It appears that round one of the Fiscal Cliff negotiations have begun. Lets take a moment to find out what the two sides, Obama and Boehner, have on the table so far. Remember, these negotiations are part chess match, part theater, all played out on the national stage. Both sides must balance carefully the need for compromise and the willingness of their respective bases to accept the deal. This is not an easy task according to The Economist:
“Raising tax rates is unacceptable,” John Boehner, the Speaker of the House of Representatives, declared on November 8th. The next day Mr Obama said “I am not going to ask students and seniors and middle-class families to pay down the entire deficit while people like me, making over $250,000, aren’t asked to pay a dime more in taxes.”

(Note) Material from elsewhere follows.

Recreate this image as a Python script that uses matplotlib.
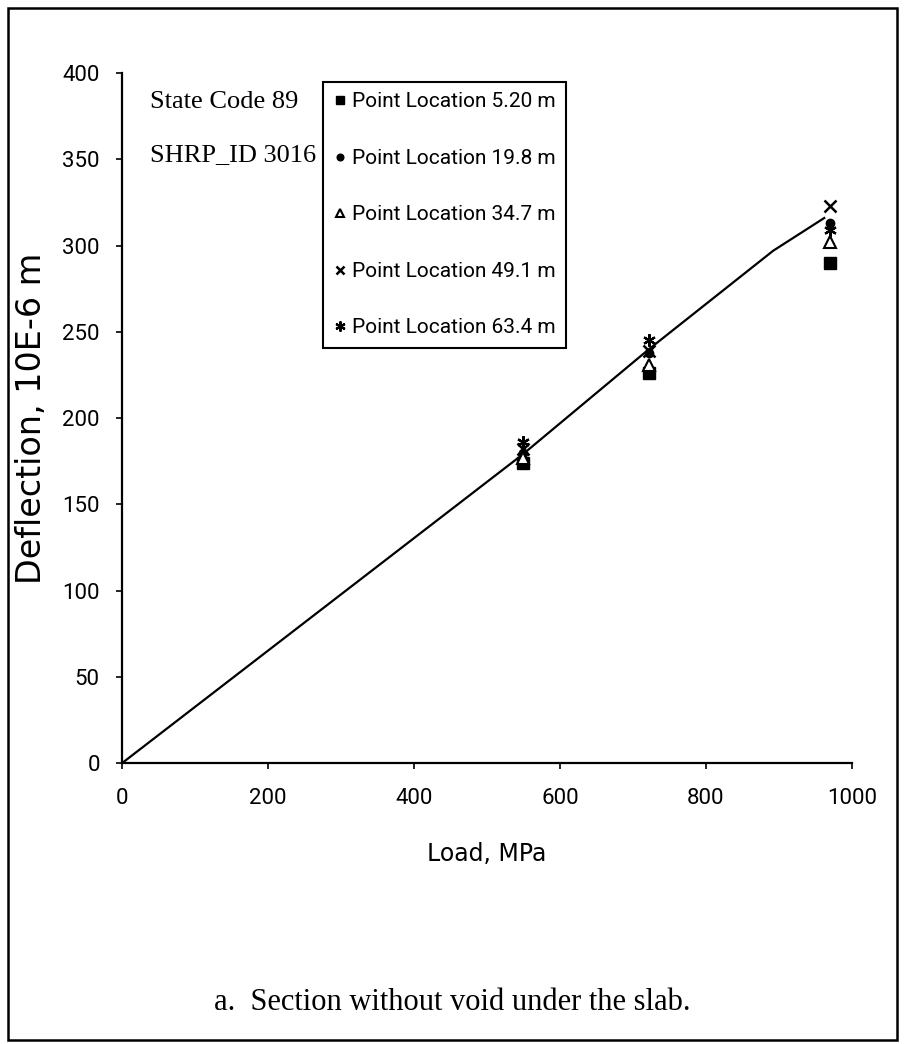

Optimists, however, took note of what the men did not say: Mr Boehner did not rule out raising tax revenues. Mr Obama did not explicitly insist that the two top income tax rates, now 33% and 35%, return to 35% and 39.6%, as they are scheduled to do when George W. Bush’s tax cuts expire at the end of this year.
A possible loophole for the Republican’s ideological purity on taxes is, well, loopholes:
One way this [revenue increases] could be done is to target deductions that primarily benefit the rich. During the election campaign, Mitt Romney proposed paying for big marginal rate cuts by setting a cap on total deductions. The Tax Policy Centre, a think-tank, reckons a cap of $50,000 would raise $749 billion over ten years, comparable to the $800 billion that Mr Boehner entertained during failed negotiations with Mr Obama in 2011. Importantly, this fix would make the tax system much more progressive: 80% of the additional money would come from the top 1% of earners. This has helped draw interest from some Democrats.